つまりこれ、やってることは「やられたら倍返しだ!」にすぎない。「今までこういう奴に絡まれて迷惑してました。謝らせてやる!笑いものにしてやる!」になってる。やられたやつが、やり返して、相手をメタ合戦でより上の立場から笑いものにして、それで終わりになる、問題解決になるとでも本気で思ってるのだろうか?



これは、会社において「ゆとり」「老害」「真面目クズ」「ブラック企業」みたいな罵倒の応酬が形をかえて繰り返される構造に似てますね。問題があったときに二つの陣営にわかれて、お互いが「相手のせいにすればいい」「とりあえず自分が上位に立つ。話はそれからだ」という考えで不毛な争いを続けるアレ。何一つ問題解決について進歩がなく、ただただ相手を傷つけ合うだけの虚しい関係。

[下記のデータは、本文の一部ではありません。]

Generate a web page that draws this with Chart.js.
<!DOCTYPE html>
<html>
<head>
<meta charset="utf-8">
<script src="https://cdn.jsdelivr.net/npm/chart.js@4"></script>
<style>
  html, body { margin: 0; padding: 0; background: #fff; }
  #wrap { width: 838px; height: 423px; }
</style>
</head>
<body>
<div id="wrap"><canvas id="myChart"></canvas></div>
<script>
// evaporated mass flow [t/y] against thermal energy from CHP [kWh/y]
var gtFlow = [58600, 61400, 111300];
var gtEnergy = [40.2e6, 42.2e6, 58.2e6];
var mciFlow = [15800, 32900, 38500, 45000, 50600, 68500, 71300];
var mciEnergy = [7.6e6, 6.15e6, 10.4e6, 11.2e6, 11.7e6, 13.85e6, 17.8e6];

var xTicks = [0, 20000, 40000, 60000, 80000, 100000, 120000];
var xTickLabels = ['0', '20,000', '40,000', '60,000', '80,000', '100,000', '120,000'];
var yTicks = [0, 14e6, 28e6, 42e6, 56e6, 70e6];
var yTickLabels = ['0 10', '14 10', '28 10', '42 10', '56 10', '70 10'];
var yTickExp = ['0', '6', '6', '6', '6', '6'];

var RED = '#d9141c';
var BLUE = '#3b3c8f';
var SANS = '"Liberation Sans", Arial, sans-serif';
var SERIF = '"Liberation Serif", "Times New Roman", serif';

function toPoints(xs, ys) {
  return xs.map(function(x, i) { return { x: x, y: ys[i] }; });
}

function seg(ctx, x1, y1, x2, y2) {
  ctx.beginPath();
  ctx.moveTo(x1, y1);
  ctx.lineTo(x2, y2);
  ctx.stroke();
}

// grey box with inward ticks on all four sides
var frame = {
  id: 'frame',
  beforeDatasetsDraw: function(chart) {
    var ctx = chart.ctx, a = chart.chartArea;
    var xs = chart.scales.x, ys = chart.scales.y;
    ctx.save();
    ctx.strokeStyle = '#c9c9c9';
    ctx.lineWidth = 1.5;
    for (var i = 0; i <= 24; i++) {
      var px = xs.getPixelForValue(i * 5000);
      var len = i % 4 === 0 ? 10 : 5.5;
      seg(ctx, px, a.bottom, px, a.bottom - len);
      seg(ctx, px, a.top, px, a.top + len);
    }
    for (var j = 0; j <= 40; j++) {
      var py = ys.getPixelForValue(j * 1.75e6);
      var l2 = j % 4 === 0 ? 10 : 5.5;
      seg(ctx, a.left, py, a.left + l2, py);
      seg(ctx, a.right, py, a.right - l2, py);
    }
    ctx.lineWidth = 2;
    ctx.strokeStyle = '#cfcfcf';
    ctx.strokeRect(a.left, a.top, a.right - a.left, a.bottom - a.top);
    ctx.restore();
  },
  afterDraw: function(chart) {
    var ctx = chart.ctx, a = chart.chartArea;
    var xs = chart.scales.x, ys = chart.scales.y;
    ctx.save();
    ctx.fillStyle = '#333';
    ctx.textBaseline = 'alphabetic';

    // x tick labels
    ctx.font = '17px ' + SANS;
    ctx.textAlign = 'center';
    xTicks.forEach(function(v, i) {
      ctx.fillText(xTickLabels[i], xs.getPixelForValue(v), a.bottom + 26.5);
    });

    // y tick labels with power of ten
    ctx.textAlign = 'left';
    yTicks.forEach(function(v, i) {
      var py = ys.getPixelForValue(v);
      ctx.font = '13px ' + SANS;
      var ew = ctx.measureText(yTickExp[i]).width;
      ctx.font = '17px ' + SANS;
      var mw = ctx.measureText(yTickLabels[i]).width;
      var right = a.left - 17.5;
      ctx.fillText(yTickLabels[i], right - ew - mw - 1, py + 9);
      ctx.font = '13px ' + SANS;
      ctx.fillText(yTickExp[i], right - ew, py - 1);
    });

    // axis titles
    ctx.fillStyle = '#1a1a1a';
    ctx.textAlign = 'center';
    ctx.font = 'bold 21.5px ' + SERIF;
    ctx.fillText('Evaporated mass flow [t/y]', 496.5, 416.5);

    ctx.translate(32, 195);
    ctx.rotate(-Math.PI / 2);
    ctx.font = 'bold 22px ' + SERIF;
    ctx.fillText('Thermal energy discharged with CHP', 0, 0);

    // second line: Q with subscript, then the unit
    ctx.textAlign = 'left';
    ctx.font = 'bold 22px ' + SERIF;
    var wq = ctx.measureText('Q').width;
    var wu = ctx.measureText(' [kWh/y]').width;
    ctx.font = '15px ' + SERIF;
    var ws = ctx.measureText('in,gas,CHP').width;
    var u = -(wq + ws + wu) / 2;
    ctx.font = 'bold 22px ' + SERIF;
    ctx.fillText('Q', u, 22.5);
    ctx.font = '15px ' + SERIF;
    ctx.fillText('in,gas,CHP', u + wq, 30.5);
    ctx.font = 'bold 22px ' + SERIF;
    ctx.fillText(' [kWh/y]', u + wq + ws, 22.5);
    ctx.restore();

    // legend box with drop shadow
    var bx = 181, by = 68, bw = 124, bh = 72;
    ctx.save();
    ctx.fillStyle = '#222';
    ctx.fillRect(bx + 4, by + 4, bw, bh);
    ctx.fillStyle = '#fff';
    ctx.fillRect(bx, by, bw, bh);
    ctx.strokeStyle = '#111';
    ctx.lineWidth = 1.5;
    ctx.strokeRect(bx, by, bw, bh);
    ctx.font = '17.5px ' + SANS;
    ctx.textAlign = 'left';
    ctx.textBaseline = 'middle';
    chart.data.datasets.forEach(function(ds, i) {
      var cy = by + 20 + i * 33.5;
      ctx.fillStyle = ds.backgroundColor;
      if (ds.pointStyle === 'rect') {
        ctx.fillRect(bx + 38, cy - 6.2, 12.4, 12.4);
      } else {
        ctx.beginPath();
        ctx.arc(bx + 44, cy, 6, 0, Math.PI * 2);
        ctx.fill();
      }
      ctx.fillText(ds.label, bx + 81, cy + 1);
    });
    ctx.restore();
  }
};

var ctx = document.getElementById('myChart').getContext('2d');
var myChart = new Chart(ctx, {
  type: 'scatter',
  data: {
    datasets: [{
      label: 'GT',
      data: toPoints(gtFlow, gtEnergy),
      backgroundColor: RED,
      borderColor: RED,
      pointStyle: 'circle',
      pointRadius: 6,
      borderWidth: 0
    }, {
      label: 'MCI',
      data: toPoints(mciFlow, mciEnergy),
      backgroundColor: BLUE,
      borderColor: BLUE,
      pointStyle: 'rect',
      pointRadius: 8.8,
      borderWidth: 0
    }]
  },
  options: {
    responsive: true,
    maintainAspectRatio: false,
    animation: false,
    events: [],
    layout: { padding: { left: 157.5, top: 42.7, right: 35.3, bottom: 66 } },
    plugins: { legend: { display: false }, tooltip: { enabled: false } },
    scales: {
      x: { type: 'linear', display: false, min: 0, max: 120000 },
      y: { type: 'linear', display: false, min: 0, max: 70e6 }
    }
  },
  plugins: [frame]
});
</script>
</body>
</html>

最後のコマを見る限り、作者はこのことに自覚的である様子。
ただ、ブコメみるに、わかってなさそうな人が多そうで、ちょっとこわいなぁ。

藁人形論法について

藁人形論法は、「自分とは遠く離れた悪者」のイメージを先にこさえて、
自分がこさえたイメージを自分で一生懸命分析し、
その分析結果を一般に敷衍しようとする行為です。*2
傍から観るととてもマヌケなのですが、
自分の内面に、この藁人形に近いものをもっている人たちは、
このロジックの革を被った、
ただのレッテル貼り行為にいとも簡単にあっさり釣られます。


これ、釣られる奴はバカとかそういう話じゃないです。
私もしょっちゅう釣られてます。
自分のなかに無数の藁人形が居ると思います。
問題なのは日ごろの人間関係とか好き嫌いなのです。


だから、今回「繊細チンピラ」って言葉を言わて、
「面白いカリカチュアライズだな」とか「藁人形乙」ではなく
「そうそうこんな奴居るよね」「俺の回りにいる奴にもこの言葉ぶつけよう」
とおもった人は、まずその人の前に自分を見なおしてみたほうが良いと思いますよ。
自分の中にいる藁人形に気づくことができると思います。




私の藁人形にひっかかったのはこちら

自分の苦しみの解決を自分でなく他人に任せようとすると「幸せな人は幸せそうにしているだけで不幸な私を傷つけるので一生黙っててください」というようなクレームをしらみ潰しに繰り返す

手前の段階で「あ、これ藁人形だ」と思ってなかったら多分普通に引っかかってた。